I typically refer to it as crossing the river. Sadly I do it 5 times a week, at least. From Potomac to past Springfield and back again. I wonder what I could do with those 10 hours a week of my life.

25 Emily @ablanket2keep { 06.14.12 at 7:31 pm }

I really like the allowance idea! This will have to be a conversation I have with my Hubby some day when we finally have kids. I never got an allowance and my Hubby got one just because. It will be an interesting conversation. I love the skype play date too!

26 Alexicographer { 06.14.12 at 11:36 pm }

Hey, if you are paying them to work, you can also give them the same amount of money (as you pay them in a year) as a gift, and use it to open Roth IRAs in their names, thereby setting them on a path to being good savers with well-funded retirement accounts (ironically, perhaps, neglecting your own retirement savings because, hey, who can afford all this stuff? Who?). But seriously, you can, and (assuming they aren’t earning vast sums and that you can nonetheless find a financial institution willing to provide a low-balance Roth — our credit union has just a $25 minimum investment) well, time is on their side.

27 Barb { 06.15.12 at 10:25 pm }

Way to find what works for you! Oh! Andbi just thought of another one I LOVED as a kid: The Journey of Natty Gan (don’t know if I spelled it right)
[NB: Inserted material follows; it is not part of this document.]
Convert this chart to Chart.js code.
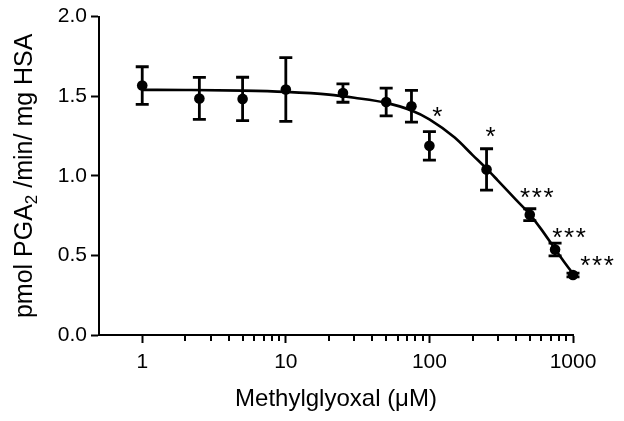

28 clare { 06.17.12 at 4:51 am }

Wow, that is super clever! both ideas! As the young kids would say in New Zealand “mint as” (just that.. not mint as something, just mint as). In particular I was thinking that in the country / on the farm, there are also similar tasks for kids… thing that might be nice to have done, but the adults will let slide for now. Removing rust from tools very rarely used, weeding grass from between concrete cracks, collection small pieces of whatever normally would be not worth the both of collecting. But I never realized how many of those jobs excite in suburban/city/electronic life. Very cool.

29 Bea { 06.29.12 at 11:38 am }

So 1. When pb’s best friend moved internationally earlier this year I broke the news to him apprehensively. His first response was: well does a have Skype? We will have to get around to trying it.

Apparently (I read recently) kids who get regular allowances have, on average, worse money management skills than kids who don’t get allowances. A regular and automatic trickle of money apparently erodes the appreciation of its value. This especially if money is given without guidance on saving or spending. The paper suggests irregular amounts (birthdays etc) or at least long stretches between payments (eg monthly not weekly) work better. In addition, use forced savings or dollar-matching incentives for saving, and actively help children set financial goals. And model, discuss household finances, etc.

I think the hiring works well with that advice because they don’t exactly know when the next job is coming or what it will pay. Also, may lead to entrepreneurial outcomes. As long as they don’t get too clever and unionise or something.

30 Bea { 06.29.12 at 11:43 am }

Oh you know, it was a dissection of the times article and cited/related papers by an economist friend. Just noticed someone linked above.